*SUPPLIED DATA*.
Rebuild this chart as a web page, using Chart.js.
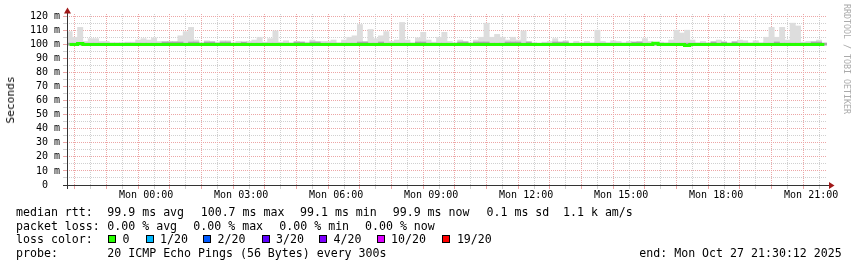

...

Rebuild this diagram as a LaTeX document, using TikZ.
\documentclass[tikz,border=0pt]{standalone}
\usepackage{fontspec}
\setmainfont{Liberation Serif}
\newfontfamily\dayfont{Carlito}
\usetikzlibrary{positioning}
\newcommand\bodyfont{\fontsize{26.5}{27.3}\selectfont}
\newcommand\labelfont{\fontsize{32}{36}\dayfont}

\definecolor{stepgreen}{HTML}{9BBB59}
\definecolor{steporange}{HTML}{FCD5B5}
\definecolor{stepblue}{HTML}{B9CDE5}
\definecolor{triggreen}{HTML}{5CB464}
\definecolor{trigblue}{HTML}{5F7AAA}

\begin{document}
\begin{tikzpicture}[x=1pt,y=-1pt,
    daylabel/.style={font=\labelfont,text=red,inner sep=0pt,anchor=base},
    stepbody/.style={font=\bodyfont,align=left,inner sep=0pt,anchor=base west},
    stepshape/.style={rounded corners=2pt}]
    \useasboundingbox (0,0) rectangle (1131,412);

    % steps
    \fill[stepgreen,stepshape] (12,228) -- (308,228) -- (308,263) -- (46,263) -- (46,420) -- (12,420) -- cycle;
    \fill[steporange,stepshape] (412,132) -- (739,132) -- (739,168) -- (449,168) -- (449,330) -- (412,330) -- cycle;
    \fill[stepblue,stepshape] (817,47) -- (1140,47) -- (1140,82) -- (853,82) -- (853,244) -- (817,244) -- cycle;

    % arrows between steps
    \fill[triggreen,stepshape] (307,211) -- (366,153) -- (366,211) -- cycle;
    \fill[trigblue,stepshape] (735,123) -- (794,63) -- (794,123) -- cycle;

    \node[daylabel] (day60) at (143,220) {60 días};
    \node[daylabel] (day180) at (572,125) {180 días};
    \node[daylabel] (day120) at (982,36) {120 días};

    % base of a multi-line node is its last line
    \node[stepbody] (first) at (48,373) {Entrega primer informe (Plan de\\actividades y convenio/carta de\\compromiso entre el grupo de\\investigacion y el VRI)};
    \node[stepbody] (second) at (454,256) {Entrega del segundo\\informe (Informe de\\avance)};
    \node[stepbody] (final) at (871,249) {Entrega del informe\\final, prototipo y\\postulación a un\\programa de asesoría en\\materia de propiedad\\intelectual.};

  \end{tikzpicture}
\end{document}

*GIVEN TASK*.
Print exactly the lines above from the one with "Rebuild this diagram" to the one with "(0,0) rectangle (1131,412);", including both.

*TASK RESULT*.
Rebuild this diagram as a LaTeX document, using TikZ.
\documentclass[tikz,border=0pt]{standalone}
\usepackage{fontspec}
\setmainfont{Liberation Serif}
\newfontfamily\dayfont{Carlito}
\usetikzlibrary{positioning}
\newcommand\bodyfont{\fontsize{26.5}{27.3}\selectfont}
\newcommand\labelfont{\fontsize{32}{36}\dayfont}

\definecolor{stepgreen}{HTML}{9BBB59}
\definecolor{steporange}{HTML}{FCD5B5}
\definecolor{stepblue}{HTML}{B9CDE5}
\definecolor{triggreen}{HTML}{5CB464}
\definecolor{trigblue}{HTML}{5F7AAA}

\begin{document}
\begin{tikzpicture}[x=1pt,y=-1pt,
    daylabel/.style={font=\labelfont,text=red,inner sep=0pt,anchor=base},
    stepbody/.style={font=\bodyfont,align=left,inner sep=0pt,anchor=base west},
    stepshape/.style={rounded corners=2pt}]
    \useasboundingbox (0,0) rectangle (1131,412);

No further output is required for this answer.